As a dominant news station, Emmis-owned NBC affiliate WSAZ-TV gets a lot of advertisers who tie into sponsorships in the news, said WSAZ General Manager Don Ray. He said video billboards are popular, and advertisers are looking for a consistent presence in the news. “Even when the market is soft, the demand for news sponsorships is greater than the supply,” Mr. Ray said.
Clients want a local presence, and community-oriented ad campaigns are working. He said even national buyers are now asking for local events to tie their ad campaigns into the station.
One example is the station-sponsored “Taste of Charleston” in August. “All the restaurants from the community come in and let people sample their food for a price,” Mr. Ray said. “It’s normal for the local advertisers to want to be part of that, but the national buyers want it now.”
Caryn Durham, senior VP of advertising at Charles Ryan Associates in Charleston, said her firm’s clients, who are in health care, financial and retail, buy a lot of news and health segments. “We’re very picky about the news sponsorships that we will take part in,” Ms. Durham said. “Lots of the stations will sell every segment of their news, so the advertiser gets lost. The station really has to demonstrate what benefit they can provide to the client and the product the client has to offer.”

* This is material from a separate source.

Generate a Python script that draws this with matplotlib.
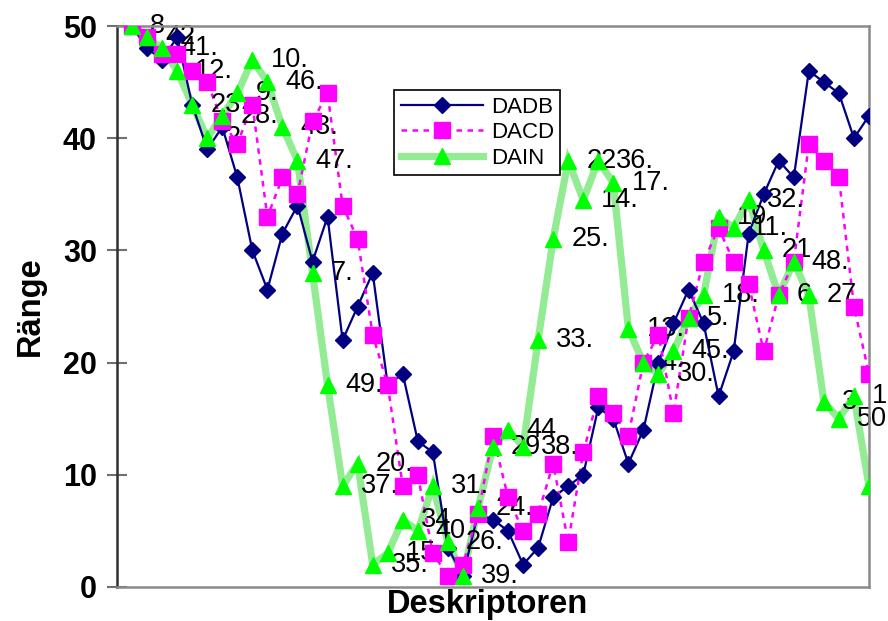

Ms. Durham said the 10 p.m. newscast on the Sinclair-run Fox affiliate WVAH-TV is a popular buy. “It was a low cost of entry because the newscast is a little bit newer, and it was also a way to get 52-week exposure,” she said. “They aren’t at a point where they’ve sold every segment to advertisers.”
At the Arnold Agency in Charleston, Scot Drake, media director, said the No. 1 property for his clients is “Monday Night Football,” which runs on Sinclair-owned ABC affiliate WCHS-TV. The station promotes the game in its Sunday night news, in which the client gets a video billboard.
According to BIA Financial Network, Charleston-Huntington TV revenues were about $42.1 million in 2001 and are expected to be about $44.2 million in 2002.